Waterworld was a good idea, and the script was the classic, "They have a good idea, then they write a generic script and don't really care about the idea." When I was brought in, there was no water in the last 40 pages of the script. It all took place on land, or on a ship, or whatever. I'm like, "Isn't the cool thing about this guy that he has gills?" And no one was listening. I was there basically taking notes from Costner, who was very nice, fine to work with, but he was not a writer. And he had written a bunch of stuff that they wouldn't let their staff touch. So I was supposed to be there for a week, and I was there for seven weeks, and I accomplished nothing. I wrote a few puns, and a few scenes that I can't even sit through because they came out so bad. It was the same situation with
X-Men. They said, "Come in and punch up the big climax, the third act, and if you can, make it cheaper." That was the mandate on both movies, and my response to both movies was, "The problem with the third act is the first two acts." But, again, no one was paying attention.

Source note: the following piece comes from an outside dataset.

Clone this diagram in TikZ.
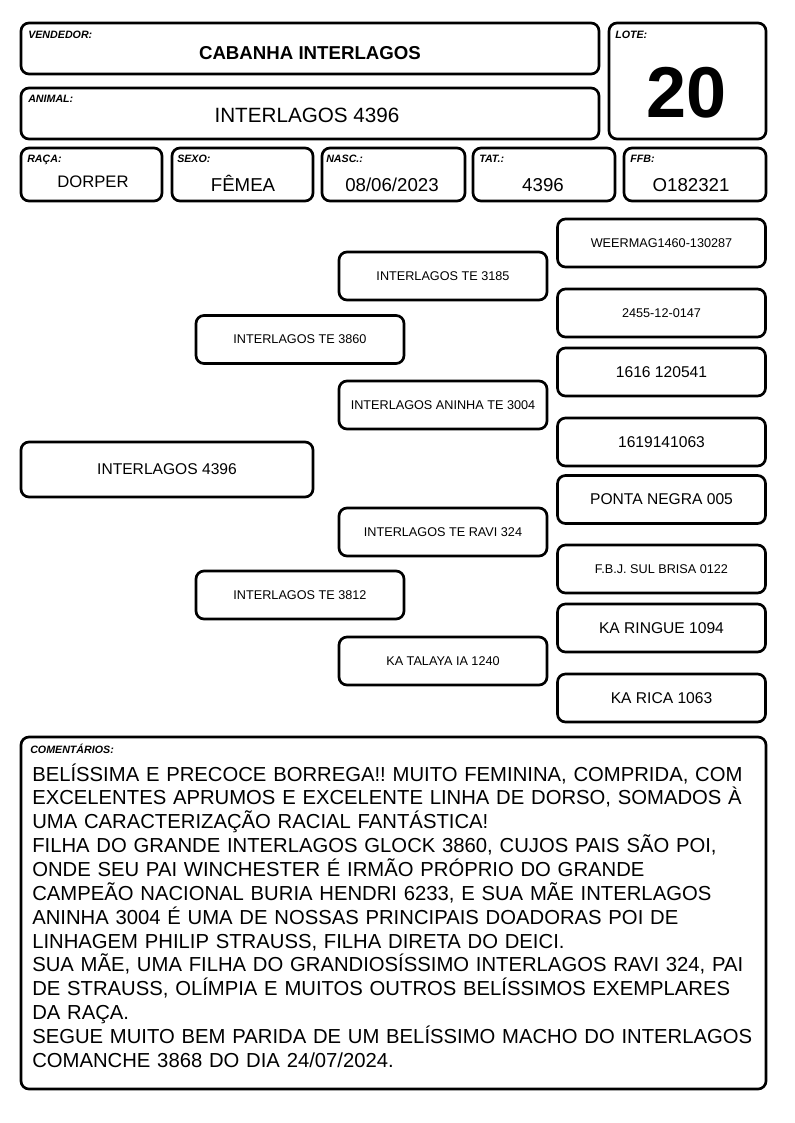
\documentclass[tikz,border=0pt]{standalone}
\usepackage{fontspec}
\setmainfont{Liberation Sans}
\usetikzlibrary{positioning}
\frenchspacing

\begin{document}
\begin{tikzpicture}[x=0.75pt, y=-0.75pt, line cap=round, line join=round]
				\useasboundingbox (0,0) rectangle (794,1123);
				
				% ---- estilos (caixas, rótulos, valores) ----
				\tikzset{campo/.style={draw, line width=2pt, rounded corners=6pt, inner sep=0pt},
					rotulo/.style={anchor=base west, inner sep=0pt,
						font=\fontsize{8}{9}\selectfont\bfseries\itshape},
					valor/.style={anchor=base, inner sep=0pt, font=\fontsize{14}{16}\selectfont},
					ped/.style={campo, minimum width=156pt, minimum height=36pt,
						font=\fontsize{9.5}{11}\selectfont},
					pedG/.style={ped, font=\fontsize{11.7}{13}\selectfont}}
				
				% ---- cabeçalho ----
				\node[campo, minimum width=433.5pt, minimum height=38.25pt] (vend) at (310,48.5) {};
				\node[rotulo] (vendR) at (28,39) {VENDEDOR:};
				\node[valor, font=\fontsize{14}{16}\selectfont\bfseries] (vendV) at (310,60) {CABANHA INTERLAGOS};
				
				\node[campo, minimum width=433.5pt, minimum height=38.25pt] (anim) at (310,113.5) {};
				\node[rotulo] (animR) at (28,103) {ANIMAL:};
				\node[valor, font=\fontsize{15.5}{17}\selectfont] (animV) at (307,123) {INTERLAGOS 4396};
				
				\node[campo, minimum width=117.75pt, minimum height=87pt] (lote) at (687.5,81) {};
				\node[rotulo] (loteR) at (615,39) {LOTE:};
				\node[valor, font=\fontsize{54}{60}\selectfont\bfseries] (loteV) at (687,118) {20};
				
				% ---- linha de dados ----
				\node[campo, minimum width=105.75pt, minimum height=39.75pt] (raca) at (91.5,174.5) {};
				\node[rotulo] (racaR) at (27,163) {RAÇA:};
				\node[valor, font=\fontsize{12.5}{14}\selectfont] (racaV) at (93,188) {DORPER};
				
				\node[campo, minimum width=105.75pt, minimum height=39.75pt] (sexo) at (242.5,174.5) {};
				\node[rotulo] (sexoR) at (177,163) {SEXO:};
				\node[valor] (sexoV) at (243,192) {FÊMEA};
				
				\node[campo, minimum width=107.25pt, minimum height=39.75pt] (nasc) at (393.5,174.5) {};
				\node[rotulo] (nascR) at (326,163) {NASC.:};
				\node[valor] (nascV) at (392,192) {08/06/2023};
				
				\node[campo, minimum width=106.5pt, minimum height=39.75pt] (tat) at (544,174.5) {};
				\node[rotulo] (tatR) at (479,163) {TAT.:};
				\node[valor] (tatV) at (543,192) {4396};
				
				\node[campo, minimum width=106.5pt, minimum height=39.75pt] (ffb) at (695,174.5) {};
				\node[rotulo] (ffbR) at (630,163) {FFB:};
				\node[valor] (ffbV) at (691,192) {O182321};
				
				% ---- genealogia ----
				\node[pedG, minimum width=219pt, minimum height=41.25pt] (p0) at (167,469.5) {INTERLAGOS 4396};
				
				\node[ped] (p1) at (300,339.5) {INTERLAGOS TE 3860};
				\node[ped] (p2) at (300,595) {INTERLAGOS TE 3812};
				
				\node[ped] (p11) at (443,276) {INTERLAGOS TE 3185};
				\node[ped] (p12) at (443,405) {INTERLAGOS ANINHA TE 3004};
				\node[ped] (p21) at (443,532) {INTERLAGOS TE RAVI 324};
				\node[ped] (p22) at (443,661) {KA TALAYA IA 1240};
				
				\node[ped]  (p111) at (661.5,243)   {WEERMAG1460-130287};
				\node[ped]  (p112) at (661.5,313)   {2455-12-0147};
				\node[pedG] (p121) at (661.5,372)   {1616 120541};
				\node[pedG] (p122) at (661.5,442)   {1619141063};
				\node[pedG] (p211) at (661.5,499.5) {PONTA NEGRA 005};
				\node[ped]  (p212) at (661.5,569)   {F.B.J. SUL BRISA 0122};
				\node[pedG] (p221) at (661.5,628)   {KA RINGUE 1094};
				\node[pedG] (p222) at (661.5,698)   {KA RICA 1063};
				
				% ---- comentários ----
				\node[campo, minimum width=558.75pt, minimum height=264pt] (coment) at (393.5,913) {};
				\node[rotulo] (comentR) at (30,753) {COMENTÁRIOS:};
				\node[anchor=base west, inner sep=0pt, text width=552pt, align=left,
				font=\fontsize{15.2}{17.9}\selectfont] (comentT) at (32,781)
				{BELÍSSIMA E PRECOCE BORREGA!! MUITO FEMININA, COMPRIDA, COM\\
					EXCELENTES APRUMOS E EXCELENTE LINHA DE DORSO, SOMADOS À\\
					UMA CARACTERIZAÇÃO RACIAL FANTÁSTICA!\\
					FILHA DO GRANDE INTERLAGOS GLOCK 3860, CUJOS PAIS SÃO POI,\\
					ONDE SEU PAI WINCHESTER É IRMÃO PRÓPRIO DO GRANDE\\
					CAMPEÃO NACIONAL BURIA HENDRI 6233, E SUA MÃE INTERLAGOS\\
					ANINHA 3004 É UMA DE NOSSAS PRINCIPAIS DOADORAS POI DE\\
					LINHAGEM PHILIP STRAUSS, FILHA DIRETA DO DEICI.\\
					SUA MÃE, UMA FILHA DO GRANDIOSÍSSIMO INTERLAGOS RAVI 324, PAI\\
					DE STRAUSS, OLÍMPIA E MUITOS OUTROS BELÍSSIMOS EXEMPLARES\\
					DA RAÇA.\\
					SEGUE MUITO BEM PARIDA DE UM BELÍSSIMO MACHO DO INTERLAGOS\\
					COMANCHE 3868 DO DIA 24/07/2024.};
			\end{tikzpicture}
\end{document}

X-Men was very interesting in that, by that time, I actually had a reputation in television. I was actually somebody. People stopped thinking I was John Sweden on the phone. And then, in
X-Men, not only did they throw out my script and never tell me about it; they actually invited me to the read-through, having thrown out my entire draft without telling me. I was like, "Oh, that's right! This is the movies! The writer is shyt in the movies!" I'll never understand that. I have one line left in that movie. Actually, there are a couple of lines left in that are out of context and make no sense, or are delivered so badly, so terribly… There's one line that's left the way I wrote it.
O: Which is?
JW: "'It's me.' 'Prove it.' 'You're a dikk.'" Hey, it got a laugh.
O: It's funny that the only lines I really remember from that movie are that one and Storm's toad comment.

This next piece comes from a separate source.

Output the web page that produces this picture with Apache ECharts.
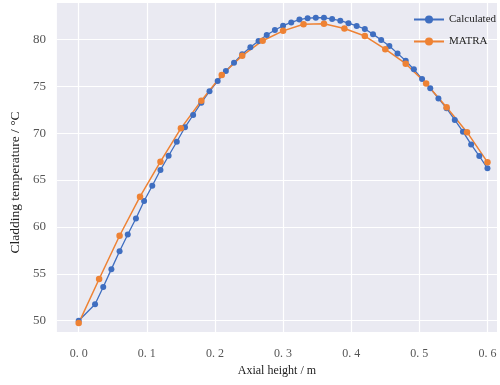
<!DOCTYPE html>
<html>
<head>
<meta charset="utf-8">
<script src="https://cdn.jsdelivr.net/npm/echarts@6/dist/echarts.min.js"></script>
<style>html,body{margin:0;padding:0;background:#fff}#c{width:500px;height:385px}</style>
</head>
<body>
<div id="c"></div>
<script>
var calcX = [0, 0.024, 0.036, 0.048, 0.060, 0.072, 0.084, 0.096, 0.108, 0.120, 0.132, 0.144, 0.156, 0.168, 0.180, 0.192, 0.204, 0.216, 0.228, 0.240, 0.252, 0.264, 0.276, 0.288, 0.300, 0.312, 0.324, 0.336, 0.348, 0.360, 0.372, 0.384, 0.396, 0.408, 0.420, 0.432, 0.444, 0.456, 0.468, 0.480, 0.492, 0.504, 0.516, 0.528, 0.540, 0.552, 0.564, 0.576, 0.588, 0.600];
var calcY = [50.0, 51.75, 53.6, 55.5, 57.4, 59.2, 60.9, 62.76, 64.39, 66.07, 67.59, 69.08, 70.62, 71.93, 73.24, 74.45, 75.55, 76.62, 77.5, 78.4, 79.15, 79.82, 80.46, 80.99, 81.45, 81.8, 82.1, 82.25, 82.3, 82.3, 82.16, 81.98, 81.72, 81.43, 81.1, 80.55, 79.93, 79.29, 78.5, 77.72, 76.8, 75.77, 74.78, 73.7, 72.64, 71.4, 70.15, 68.8, 67.56, 66.25];
var matraX = [0, 0.03, 0.06, 0.09, 0.12, 0.15, 0.18, 0.21, 0.24, 0.27, 0.30, 0.33, 0.36, 0.39, 0.42, 0.45, 0.48, 0.51, 0.54, 0.57, 0.60];
var matraY = [49.75, 54.45, 59.06, 63.22, 66.95, 70.51, 73.45, 76.2, 78.25, 79.85, 80.9, 81.6, 81.65, 81.15, 80.35, 78.95, 77.4, 75.3, 72.75, 70.1, 66.9];
var xTicks = [0, 0.1, 0.2, 0.3, 0.4, 0.5, 0.6];
var xTickLabels = ['0. 0', '0. 1', '0. 2', '0. 3', '0. 4', '0. 5', '0. 6'];
var yTicks = [50, 55, 60, 65, 70, 75, 80];
var seriesNames = ['Calculated', 'MATRA'];

function pairs(xs, ys) { return xs.map(function (x, i) { return [x, ys[i]]; }); }

var serif = '"Liberation Serif", "DejaVu Serif", serif';
var chart = echarts.init(document.getElementById('c'), null, {renderer: 'canvas'});
chart.setOption({
  animation: false,
  backgroundColor: '#ffffff',
  grid: {left: 53, right: 3, top: 3, bottom: 53, show: true, backgroundColor: '#EAEAF2', borderWidth: 0},
  legend: {
    orient: 'vertical', left: 408, top: 9, itemWidth: 30, itemHeight: 10, itemGap: 11,
    textStyle: {fontFamily: serif, fontSize: 11, color: '#222'},
    data: seriesNames
  },
  xAxis: {
    type: 'value', min: -0.032, max: 0.614,
    name: 'Axial height / m', nameLocation: 'middle', nameGap: 33,
    nameTextStyle: {fontFamily: serif, fontSize: 12, color: '#222'},
    axisLine: {show: false},
    axisTick: {show: false, customValues: xTicks},
    axisLabel: {customValues: xTicks, margin: 16, fontFamily: serif, fontSize: 12, color: '#555',
      formatter: function (v) { var i = xTicks.indexOf(Math.round(v * 10) / 10); return i >= 0 ? xTickLabels[i] : ''; }},
    splitLine: {show: true, lineStyle: {color: '#ffffff', width: 1.2}}
  },
  yAxis: {
    type: 'value', min: 48.8, max: 83.87,
    name: 'Cladding temperature / \u00b0C', nameLocation: 'middle', nameGap: 31,
    nameTextStyle: {fontFamily: serif, fontSize: 13.5, color: '#222', padding: [0, 30, 0, 0]},
    axisLine: {show: false},
    axisTick: {show: false, customValues: yTicks},
    axisLabel: {customValues: yTicks, margin: 11, fontFamily: serif, fontSize: 13, color: '#555'},
    splitLine: {show: true, lineStyle: {color: '#ffffff', width: 1.2}}
  },
  series: [
    {name: seriesNames[0], type: 'line', data: pairs(calcX, calcY), symbol: 'circle', symbolSize: 6,
      itemStyle: {color: '#3F6EC0'}, lineStyle: {color: '#3F6EC0', width: 1.3}},
    {name: seriesNames[1], type: 'line', data: pairs(matraX, matraY), symbol: 'circle', symbolSize: 6.5,
      itemStyle: {color: '#EE8234'}, lineStyle: {color: '#EE8234', width: 1.5}}
  ]
});
</script>
</body>
</html>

JW: Okay, which was also mine, and that's the interesting thing. Everybody remembers that as the worst line ever written, but the thing about that is, it was supposed to be delivered as completely offhand. [Adopts casual, bored tone.] "You know what happens when a toad gets hit by lightning?" Then, after he gets electrocuted, "Ahhh, pretty much the same thing that happens to anything else." But Halle Berry said it like she was Desdemona. [Strident, ringing voice.] "The same thing that happens to everything eeelse!" That's the thing that makes you go crazy. At least "You're a dikk" got delivered right. The worst thing about these things is that, when the actors say it wrong, it makes the writer look stupid. People assume that the line… I listened to half the dialogue in
Alien 4, and I'm like, "That's idiotic," because of the way it was said. And nobody knows that. Nobody ever gets that. They say, "That was a stupid script," which is the worst pain in the world. I have a great long boring story about that, but I can tell you the very short version. In
Alien 4, the director changed something so that it didn't make any sense. He wanted someone to go and get a gun and get killed by the alien, so I wrote that in and tried to make it work, but he directed it in a way that it made no sense whatsoever. And I was sitting there in the editing room, trying to come up with looplines to explain what's going on, to make the scene make sense, and I asked the director, "Can you just explain to me why he's doing this? Why is he going for this gun?" And the editor, who was French, turned to me and said, with a little leer on his face, [adopts gravelly, smarmy, French-accented voice] "Because eet's een the screept." And I actually went and dented the bathroom stall with my puddly little fist. I have never been angrier. But it's the classic, "When something goes wrong, you assume the writer's a dork." And that's painful.